Join Date: September 22, 2002
Location: Chicago
Posts: 3,394
Default a few more

There are too many good books. Keeping in mind your apprehension for love set in nineteenth century english country estates, and noting your disinterest in such neo-classics as "bam haater.." by our own orpheus, here are some modern day writers I would recommend:

Philip Roth and Milan Kundera. Particularly Czech writer Kundera's earlier works - The Joke, The Book of Laughter and Forgetting, Life is Elsewhere and, of course, what many considered the defining book of the last days of communism in the eighties, The Unbearable Lightness of Being.

I have been reading many of the South Asian heritage writers, although now there are so many you have to pick and choose. Hanif Kureishi, Pakistani-British, remains my favorite - My beautiful laundretter, Buddha in Suburbia, most of his work ends up in films.

Of the new Indian writers, Arundhati Roy is a cut above. not only for God of Small Things, but also for her regular political commentary in publications such as the Guardian in the UK.

I'll give you a plug for my old schoolmate Sujata's husband Raj Kamal Jha. His Blue Bedspread was critically acclaimed a couple of years ago but you may want Fab to read this first as it is very dark and definitely not PG-13.

Read new desi writers who are winning significant awards - Jhumpa Lahiri in the US and now Bangladeshi-British Monica Ali whose Brick Lane I am reading now. She was shortlisted for the Booker in the UK and maybe has already won it this month?

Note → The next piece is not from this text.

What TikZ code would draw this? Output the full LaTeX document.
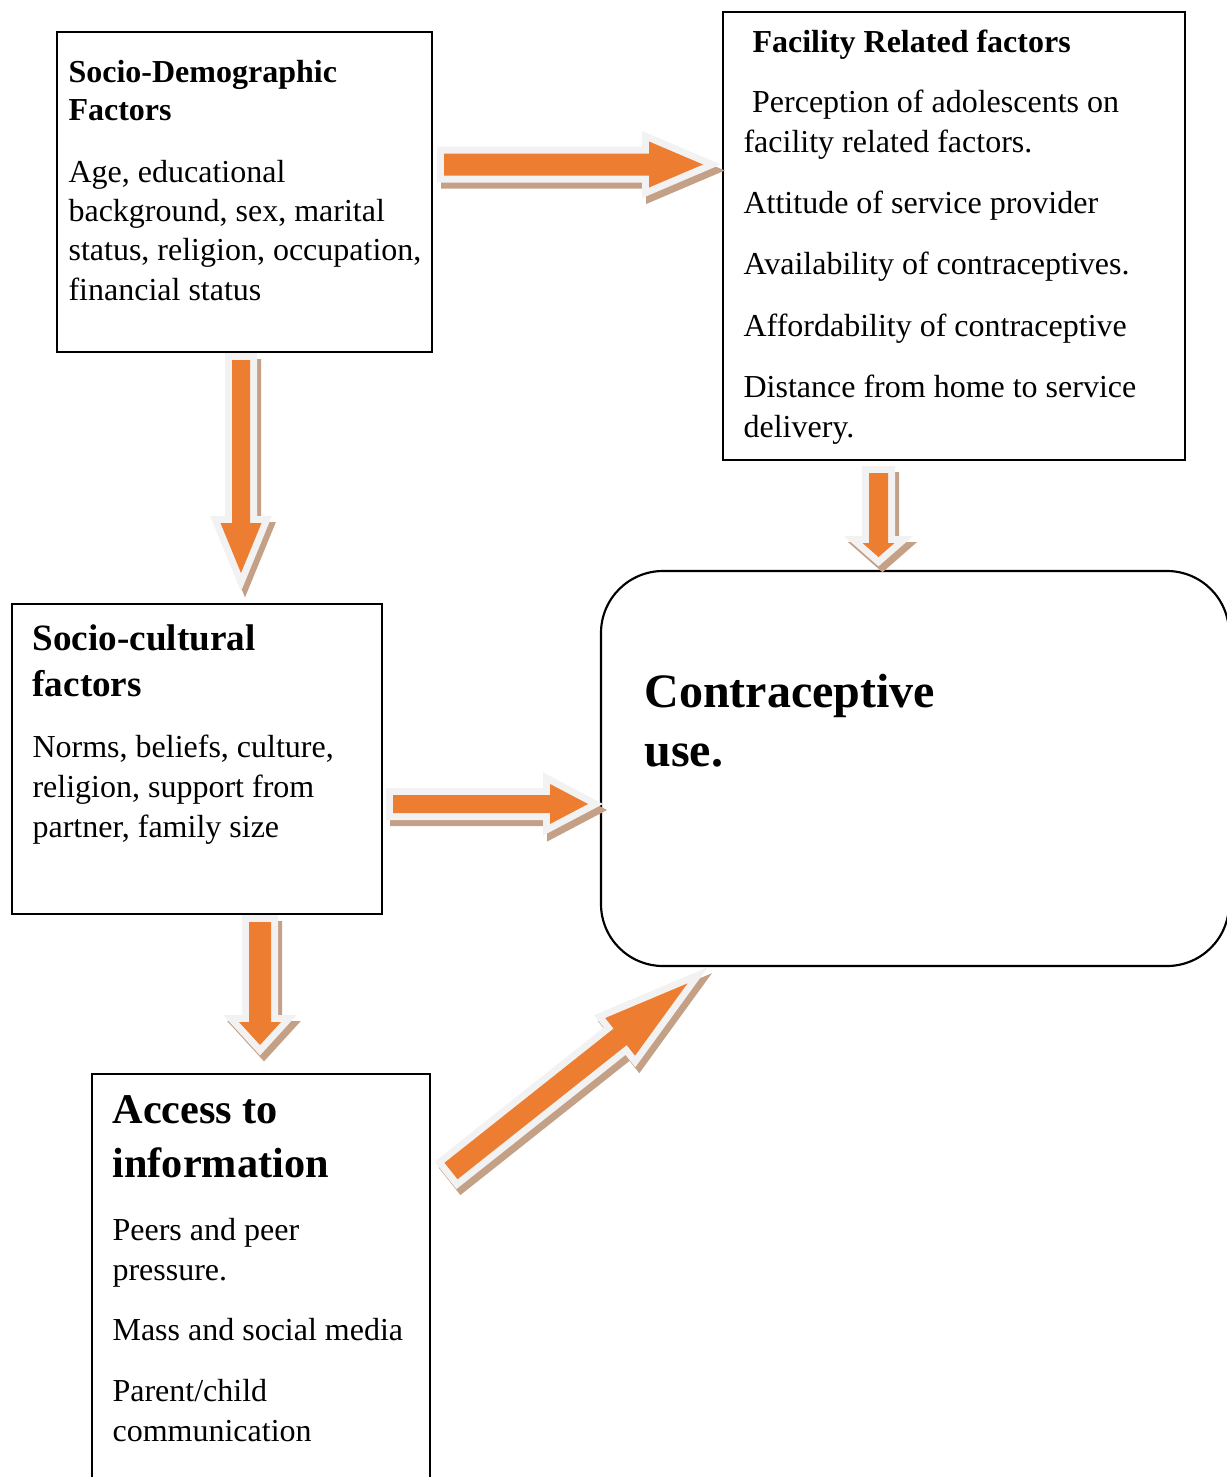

Because you live in Australia, try Adib Khan's Seasonal Adjustment, which was interesting only because it's a story of Bangladeshi - Australian immigration. Not a great book, but you may like it.

Finally, I like the old VS Naipaul novels - the ones set in Trinidad where he grew up. Some of the most hilarious books I have ever read, try Bend in the River.

Among the American writers and the great coming-of-age novels, of course Salinger and Kerouac which people mentioned, but also Updike (Hotel New Hampshire and Rabit, Run) and Steinback.

This post is long enough as it is, hopefully you are trying Rabindranath in Bangla or in translation.

Let me know if you ever read any of these and what you thought of them. Enjoy!